A Japanese research team has found that male mice sent to outer space for more than a month retained their reproductive capabilities and sired healthy offspring, according to findings published Tuesday by Scientific Reports, a British online journal.

Results from what the team says are the world's first findings on the effects of space on mammalian reproductive capability are expected to be useful for humankind's space activities.

For moral and privacy reasons, no reports have been published on studies related to reproductive capability that may have been performed on humans, the research team said.

The team led by Masahito Ikawa, a professor at Osaka University's Research Institute for Microbial Diseases, studied 12 mice that were returned to earth after being raised for 35 days in Japan's experimental module Kibo on the International Space Station.

"We conclude that short-term stays in outer space do not cause overt defects in the physiological function of male reproductive organs, sperm function, and offspring vitality," the authors wrote.

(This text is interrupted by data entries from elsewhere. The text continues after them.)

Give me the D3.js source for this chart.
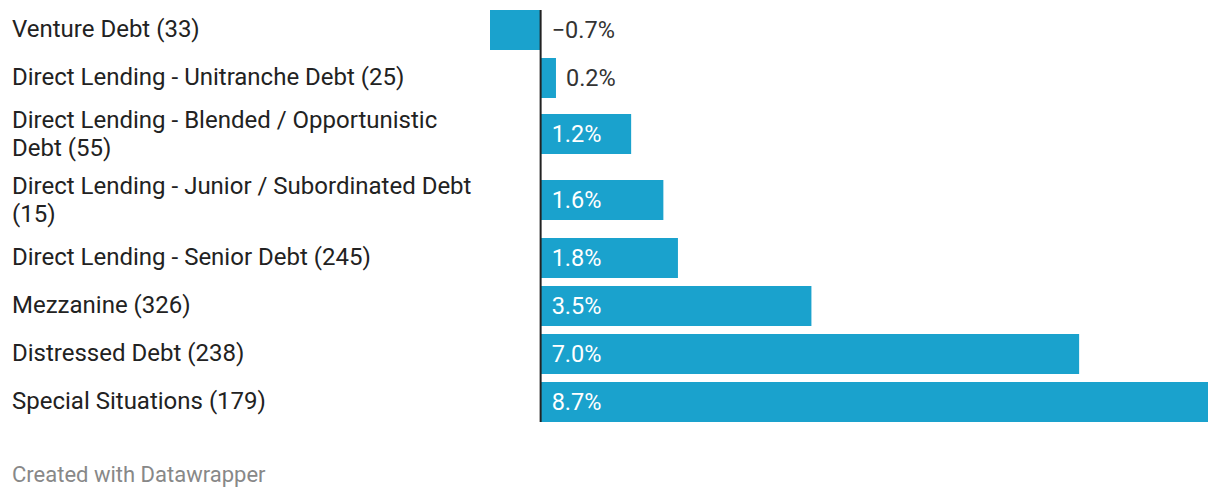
<!DOCTYPE html>
<html>
<head>
<meta charset="utf-8">
<script src="https://cdn.jsdelivr.net/npm/d3@7"></script>
<style>
  html, body { margin: 0; padding: 0; background: #fff; }
  svg { display: block; font-family: Roboto, "Noto Sans", sans-serif; }
</style>
</head>
<body>
<svg id="chart" width="1220" height="498"></svg>
<script>
const categories = [
  "Venture Debt (33)",
  "Direct Lending - Unitranche Debt (25)",
  "Direct Lending - Blended / Opportunistic Debt (55)",
  "Direct Lending - Junior / Subordinated Debt (15)",
  "Direct Lending - Senior Debt (245)",
  "Mezzanine (326)",
  "Distressed Debt (238)",
  "Special Situations (179)"
];
const values = [-0.66, 0.2, 1.18, 1.6, 1.79, 3.53, 7.02, 8.7];
const footerText = "Created with Datawrapper";

(function () {
const labelX = 12, labelMaxW = 470;
const barH = 40, rowGap = 8, lineH = 28, chartTop = 10;
const barColor = "#1aa2cd";
const labelSize = 24, valueSize = 23.5, footerSize = 22;

const svg = d3.select("#chart");

// measure / wrap labels
const measure = svg.append("text").attr("font-size", labelSize).attr("visibility", "hidden");
function wrap(str) {
  const words = str.split(" ");
  const lines = [];
  let cur = "";
  for (const w of words) {
    const test = cur ? cur + " " + w : w;
    measure.text(test);
    if (measure.node().getComputedTextLength() > labelMaxW && cur) {
      lines.push(cur);
      cur = w;
    } else cur = test;
  }
  lines.push(cur);
  return lines;
}
const wrapped = categories.map(wrap);
measure.remove();

// row layout
let yCursor = chartTop;
const rows = categories.map((c, i) => {
  const n = wrapped[i].length;
  const h = Math.max(barH, n * lineH + 2);
  const r = { cat: c, value: values[i], lines: wrapped[i], y: yCursor, h: h,
              cy: yCursor + h / 2, by: yCursor + h / 2 - (n > 1 ? 1 : 0) };
  yCursor += h + rowGap;
  return r;
});

const x = d3.scaleLinear()
  .domain([Math.min(0, d3.min(values)), d3.max(values)])
  .range([490, 1208]);

const fmt = v => (v < 0 ? "\u2212" : "") + Math.abs(v).toFixed(1) + "%";

// labels
const lab = svg.append("g").selectAll("text").data(rows).join("text")
  .attr("x", labelX)
  .attr("font-size", labelSize)
  .attr("fill", "#222");
lab.each(function (d) {
  const t = d3.select(this);
  const n = d.lines.length;
  d.lines.forEach((ln, k) => {
    t.append("tspan")
      .attr("x", labelX)
      .attr("y", d.cy - 1 + (k - (n - 1) / 2) * lineH)
      .attr("dy", "0.35em")
      .text(ln);
  });
});

// bars
svg.append("g").selectAll("rect").data(rows).join("rect")
  .attr("x", d => Math.min(x(0), x(d.value)))
  .attr("width", d => Math.abs(x(d.value) - x(0)))
  .attr("y", d => d.by - barH / 2)
  .attr("height", barH)
  .attr("fill", barColor);

// zero axis line
svg.append("line")
  .attr("x1", x(0)).attr("x2", x(0))
  .attr("y1", rows[0].by - barH / 2)
  .attr("y2", rows[rows.length - 1].by + barH / 2)
  .attr("stroke", "#222")
  .attr("stroke-width", 2);

// value labels
const vl = svg.append("g").selectAll("text").data(rows).join("text")
  .attr("font-size", valueSize)
  .attr("y", d => d.by)
  .attr("dy", "0.35em")
  .text(d => fmt(d.value));
vl.each(function (d) {
  const t = d3.select(this);
  const tw = this.getComputedTextLength();
  const bw = x(d.value) - x(0);
  if (d.value >= 0 && bw > tw + 22) {
    t.attr("x", x(0) + 11).attr("fill", "#fff");
  } else if (d.value >= 0) {
    t.attr("x", x(d.value) + 10).attr("fill", "#333");
  } else {
    t.attr("x", x(0) + 11).attr("fill", "#333");
  }
});

// footer
svg.append("text")
  .attr("x", labelX)
  .attr("y", 482)
  .attr("font-size", footerSize)
  .attr("fill", "#888")
  .text(footerText);
})();
</script>
</body>
</html>
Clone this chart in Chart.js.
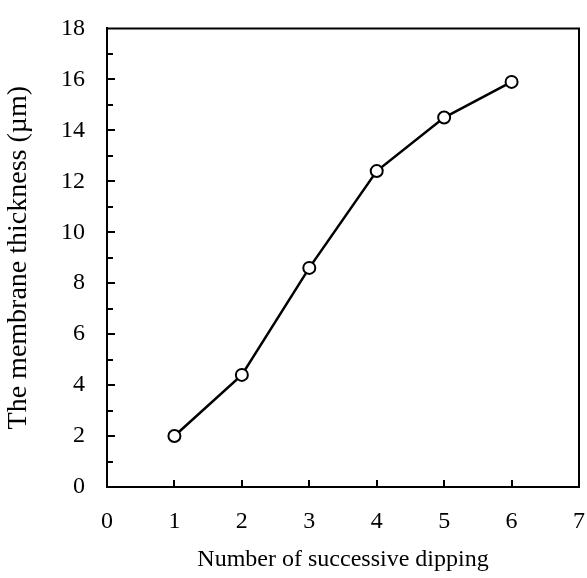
<!DOCTYPE html>
<html>
<head>
<meta charset="utf-8">
<script src="https://cdn.jsdelivr.net/npm/chart.js@4/dist/chart.umd.min.js"></script>
<style>
  html, body { margin: 0; padding: 0; background: #fff; }
  #wrap { width: 587px; height: 578px; }
</style>
</head>
<body>
<div id="wrap"><canvas id="chart"></canvas></div>
<script>
const dippings = [1, 2, 3, 4, 5, 6];
const thickness = [2.0, 4.4, 8.6, 12.4, 14.5, 15.9];
const xTicks = [0, 1, 2, 3, 4, 5, 6, 7];
const yTicks = [0, 2, 4, 6, 8, 10, 12, 14, 16, 18];

const serif = '"Liberation Serif", "Times New Roman", serif';

// inward tick marks plus the top/right frame
const frame = {
    id: 'frame',
    afterDatasetsDraw(chart) {
        const { ctx, chartArea: a, scales: { x, y } } = chart;
        ctx.save();
        ctx.strokeStyle = '#000';
        ctx.lineWidth = 2;
        ctx.beginPath();
        for (let v = 1; v < 18; v++) {
            const py = Math.round(y.getPixelForValue(v));
            const len = v % 2 === 0 ? 8 : 6;
            ctx.moveTo(a.left, py);
            ctx.lineTo(a.left + len, py);
        }
        for (let v = 1; v < 7; v++) {
            const px = Math.round(x.getPixelForValue(v));
            ctx.moveTo(px, a.bottom);
            ctx.lineTo(px, a.bottom - 7);
        }
        ctx.moveTo(a.left, a.top);
        ctx.lineTo(a.right, a.top);
        ctx.lineTo(a.right, a.bottom);
        ctx.stroke();
        ctx.restore();
    }
};

new Chart(document.getElementById('chart'), {
    type: 'scatter',
    data: {
        datasets: [{
            data: dippings.map((d, i) => ({ x: d, y: thickness[i] })),
            showLine: true,
            borderColor: '#000',
            borderWidth: 2.5,
            pointRadius: 6,
            pointHoverRadius: 6,
            pointBackgroundColor: '#fff',
            pointBorderColor: '#000',
            pointBorderWidth: 2,
        }]
    },
    options: {
        responsive: true,
        maintainAspectRatio: false,
        animation: false,
        layout: { padding: { top: 26, right: 0, left: 0, bottom: 0 } },
        plugins: { legend: { display: false }, tooltip: { enabled: false } },
        scales: {
            x: {
                min: 0, max: 7,
                afterBuildTicks: s => { s.ticks = xTicks.map(v => ({ value: v })); },
                afterFit: s => { s.height = 91; s.paddingRight = 7; },
                grid: { display: false },
                border: { display: true, color: '#000', width: 2 },
                ticks: { color: '#000', font: { family: serif, size: 24 }, padding: 12 },
                title: {
                    display: true, text: 'Number of successive dipping', color: '#000',
                    font: { family: serif, size: 24 }, padding: { top: 17 }
                }
            },
            y: {
                min: 0, max: 18,
                afterBuildTicks: s => { s.ticks = yTicks.map(v => ({ value: v })); },
                afterFit: s => { s.width = 107; },
                grid: { display: false },
                border: { display: true, color: '#000', width: 2 },
                ticks: { color: '#000', font: { family: serif, size: 24 }, padding: 14 },
                title: {
                    display: true, text: 'The membrane thickness (\u00b5m)', color: '#000',
                    font: { family: serif, size: 28 }, padding: { top: 2, bottom: 8 }
                }
            }
        }
    },
    plugins: [frame]
});
</script>
</body>
</html>
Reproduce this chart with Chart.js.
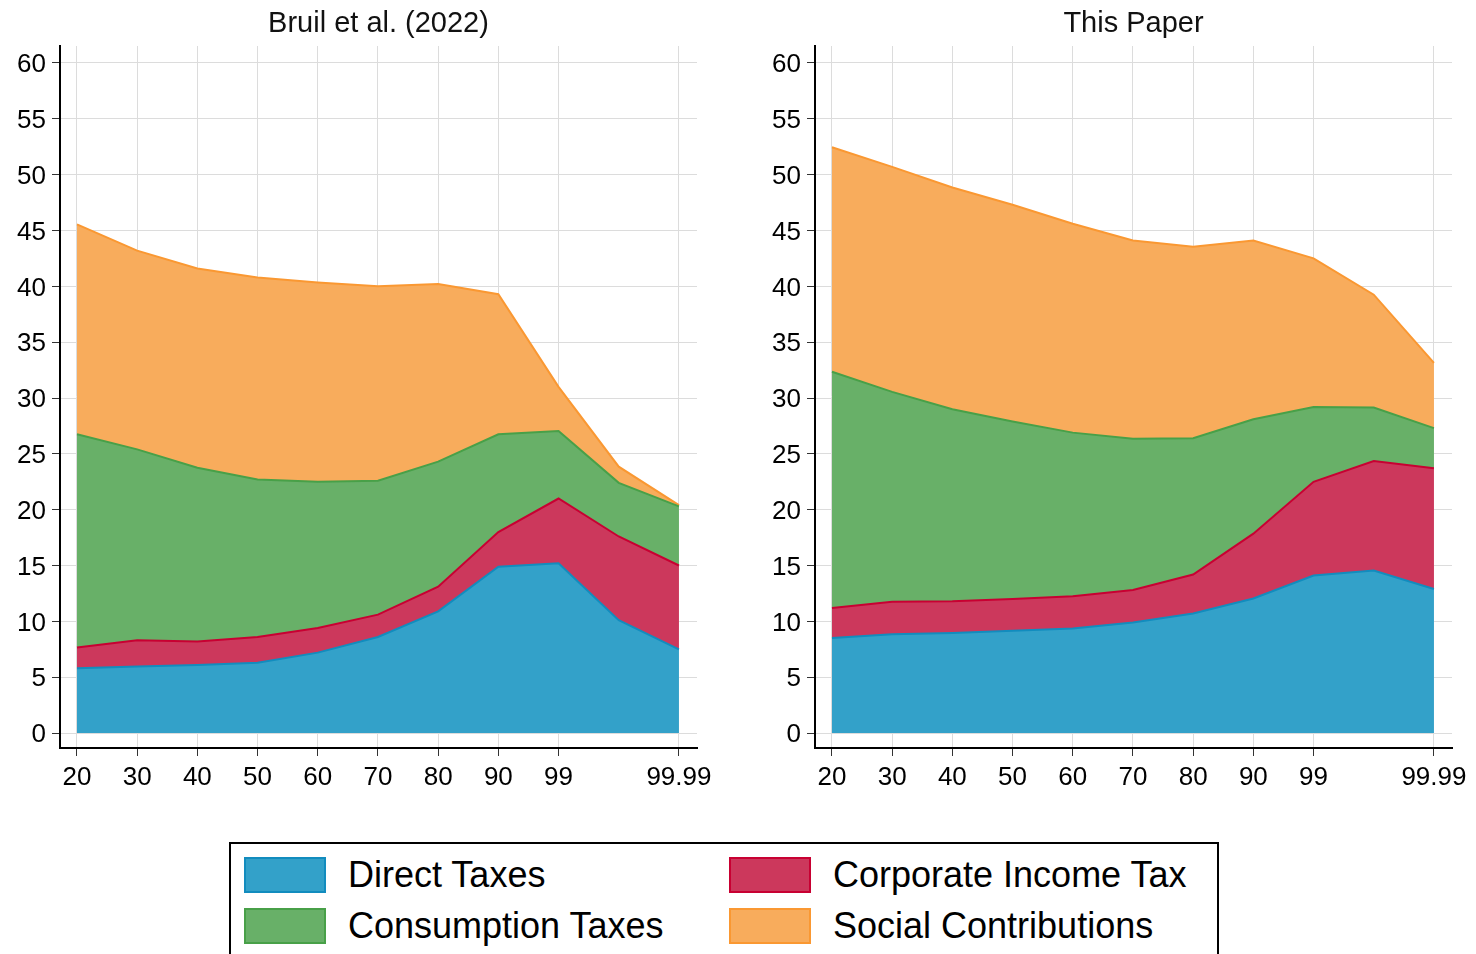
<!DOCTYPE html>
<html>
<head>
<meta charset="utf-8">
<script src="https://cdn.jsdelivr.net/npm/chart.js@4.4.1/dist/chart.umd.min.js"></script>
<style>
  html, body { margin: 0; padding: 0; background: #fff; overflow: hidden; width: 1476px; height: 954px; }
  body { position: relative; font-family: 'Liberation Sans', Arial, sans-serif; }
  canvas { position: absolute; top: 0; }
  .title { position: absolute; top: 4px; width: 600px; text-align: center; font-size: 29px; line-height: 36px; color: #111; }
  #legend { position: absolute; left: 229px; top: 842px; width: 986px; height: 130px; border: 2px solid #000; }
  .item { position: absolute; height: 36px; line-height: 36px; font-size: 36px; color: #000; white-space: nowrap; }
  .sw { position: absolute; left: 0; top: 0; width: 78px; height: 32px; border: 2px solid; }
  .item span { position: absolute; left: 104px; top: 0; }
</style>
</head>
<body>
<canvas id="left" width="757" height="800" style="left:0"></canvas>
<canvas id="right" width="757" height="800" style="left:755px"></canvas>
<div class="title" style="left:78.5px">Bruil et al. (2022)</div>
<div class="title" style="left:833.5px">This Paper</div>
<div id="legend"></div>
<script>
// ---- data (percentile groups, % of income) ----
const percentiles = ['20', '30', '40', '50', '60', '70', '80', '90', '99', '99.9', '99.99'];
const shownTicks = [0, 1, 2, 3, 4, 5, 6, 7, 8, 10];   // 99.9 has no label in the original
const yTicks = [0, 5, 10, 15, 20, 25, 30, 35, 40, 45, 50, 55, 60];

// Bruil et al. (2022)
const bruilDirect      = [5.8, 5.95, 6.1, 6.3, 7.2, 8.6, 10.9, 14.9, 15.2, 10.1, 7.5];
const bruilCorporate   = [1.85, 2.35, 2.1, 2.3, 2.2, 2.0, 2.2, 3.1, 5.8, 7.5, 7.5];
const bruilConsumption = [19.1, 17.1, 15.55, 14.1, 13.1, 12.0, 11.2, 8.75, 6.05, 4.8, 5.3];
const bruilSocial      = [18.8, 17.8, 17.85, 18.1, 17.85, 17.4, 15.9, 12.55, 3.95, 1.45, 0.1];

// This paper
const paperDirect      = [8.5, 8.85, 8.95, 9.15, 9.35, 9.9, 10.7, 12.05, 14.1, 14.55, 12.9];
const paperCorporate   = [2.7, 2.9, 2.85, 2.85, 2.9, 2.9, 3.5, 5.8, 8.4, 9.8, 10.8];
const paperConsumption = [21.15, 18.8, 17.2, 15.9, 14.65, 13.55, 12.2, 10.25, 6.7, 4.8, 3.6];
const paperSocial      = [20.1, 20.15, 19.85, 19.4, 18.7, 17.75, 17.15, 16.0, 13.3, 10.1, 5.85];

const seriesNames = ['Direct Taxes', 'Corporate Income Tax', 'Consumption Taxes', 'Social Contributions'];
const fills   = ['rgb(51,161,201)', 'rgb(204,56,92)', 'rgb(104,176,104)', 'rgb(248,172,92)'];
const borders = ['rgb(18,140,190)', 'rgb(200,0,50)', 'rgb(72,160,72)', 'rgb(250,152,50)'];

Chart.defaults.font.family = "'Liberation Sans', Arial, sans-serif";
Chart.defaults.color = '#000';

function renderPanel(canvasId, series) {
  const ctx = document.getElementById(canvasId).getContext('2d');
  return new Chart(ctx, {
    type: 'line',
    data: {
      datasets: series.map((vals, k) => ({
        label: seriesNames[k],
        data: vals.map((v, i) => ({ x: i, y: v })),
        backgroundColor: fills[k],
        borderColor: borders[k],
        borderWidth: 2,
        pointRadius: 0,
        tension: 0,
        fill: k === 0 ? 'origin' : '-1',
      }))
    },
    options: {
      responsive: false,
      animation: false,
      layout: { padding: { left: 5, right: 60, top: 46, bottom: 0 } },
      plugins: {
        legend: { display: false },
        tooltip: { enabled: false }
      },
      scales: {
        x: {
          type: 'linear', min: -0.282, max: 10.3,
          afterBuildTicks: s => { s.ticks = shownTicks.map(v => ({ value: v })); },
          afterFit: s => { s.height = 52; },
          ticks: { callback: v => percentiles[v], autoSkip: false, maxRotation: 0, font: { size: 26 }, color: '#000', padding: 6 },
          grid: { color: '#dcdcdc', tickColor: '#333', tickLength: 8 },
          border: { color: '#000', width: 2 }
        },
        y: {
          stacked: true, min: -1.34, max: 61.52,
          afterBuildTicks: s => { s.ticks = yTicks.map(v => ({ value: v })); },
          afterFit: s => { s.width = 55; },
          ticks: { callback: v => v, font: { size: 26 }, color: '#000', padding: 6, labelOffset: 2 },
          grid: { color: '#dcdcdc', tickColor: '#333', tickLength: 8 },
          border: { color: '#000', width: 2 }
        }
      }
    }
  });
}

renderPanel('left', [bruilDirect, bruilCorporate, bruilConsumption, bruilSocial]);
renderPanel('right', [paperDirect, paperCorporate, paperConsumption, paperSocial]);

// legend: two columns, Direct/Consumption left, Corporate/Social right
const legendPos = [[13, 13], [498, 13], [13, 64], [498, 64]];
const legend = document.getElementById('legend');
seriesNames.forEach((name, k) => {
  const it = document.createElement('div');
  it.className = 'item';
  it.style.left = legendPos[k][0] + 'px';
  it.style.top = legendPos[k][1] + 'px';
  it.innerHTML = '<div class="sw" style="background:' + fills[k] + ';border-color:' + borders[k] + '"></div><span>' + name + '</span>';
  legend.appendChild(it);
});
</script>
</body>
</html>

Mice were placed under artificial gravity or microgravity, and were compared with a control group on Earth. Those in orbit were found to have normally functioning male reproductive organs at the molecular level, and produce sperm capable of fertilizing eggs.

Their progenitors showed no overt defects, with normal development and fertility, the team said.

However, the scientists indicated that further analysis would be required to examine longer-term effects of the space environment on the male reproductive system.

As space travel becomes increasingly accessible, studies are "necessary to prevent undesirable effects in the next generation" as humans undergo emotional and physical stresses such as gravity changes and radiation, they wrote.